After a wild Outlaw summer, the Never Ending Rough and Rowdy Ways Tour™ has resumed in Europe. The setlist remains the same as last spring but, as always, the music remains in flux. Matthew Ingate, author of the great book Together Through Life: My Never Ending Tour With Bob Dylan and a Substack of the same name reports in from the last two nights in Paris:


Night 1

The first night of this year’s tour in Tulsa was the most recent, and maybe the best, R&RW show I’ve seen, and I felt, for the first time in a long time, a sense of trepidation going into the show in Paris because of it. How was Bob going to be better than in Tulsa? Surely I wasn’t going to hear anything more impressive or more moving than I had on that night? If I’d seen the best the Rough and Rowdy Ways had to offer, why was I going again? What else was there to hear from these songs? For the first time in the entire tour, I was thinking I might have had my fill. I kept kicking a quote around in my head all week from a far younger, or maybe a far older, Bob Dylan, “OK, I’ve had enough. What else can you show me?”

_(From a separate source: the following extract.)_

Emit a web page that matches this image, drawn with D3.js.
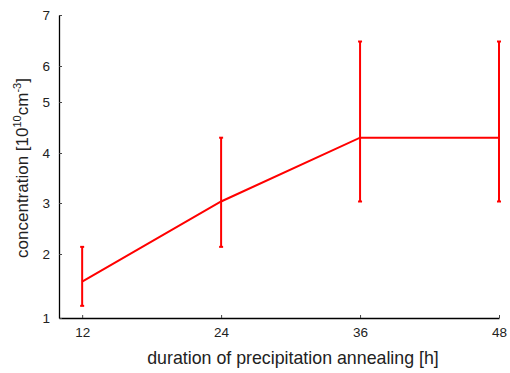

But obviously, as soon as he walked out onto the stage I was glad to be there in the weird shopping centre turned music venue the Palais des Congres. As soon as he shuffled into view I forgot everything that had come before and focussed on this night, on this show. And any comparison wouldn’t have mattered much anyway. It might be the same band, playing the same songs, but it’s a whole new night of material. Non, je ne regrette rien.

It’s unbelievable, but even after all this time and after all these shows, I was still stopped in my tracks and blown away by the quality of his voice. Straight out the gate, he sounded fantastic and rarely and barely let up all night. Even though, owing to radically rewritten lyrics, I didn’t have a clue what he was singing through most of “I’ll Be Your Baby Tonight,” just the tone and timbre and raw vitality of his voice was enough to carry the performance.

And on the topic of his voice, there’s still no shortage of Sprechstimme throughout the show but, so often, his voice was also much more malleable, more dynamic and far more agile than it has been in ages. In amongst all the talk-singing he was also just plain singing, too. Beautifully.

His powerful and hollering Rolling Thunder (which began 50 years ago today) voice made an appearance on “It Ain’t Me Babe,” but some of that gorgeous and tender singing from the Sinatra years was on show, too. So often tonight, and maybe more often than I’ve ever heard him do, he was gliding around notes and showing off more of a range than I expected him to have left anymore. His melodic experiments and emotional expression, his masterful phrasing, all came together through most of the night to really show off what a great singer he truly is. There were more melismas tonight in Paris than I’ve heard him hit in a lifetime of show-going. No one sings like him, but at some points he sounded like Albert King. At some points he sounded like Louie Prima. Like Louis Jordan whilst at others, maybe a little like Bing Crosby and Billie Holiday or even Caruso.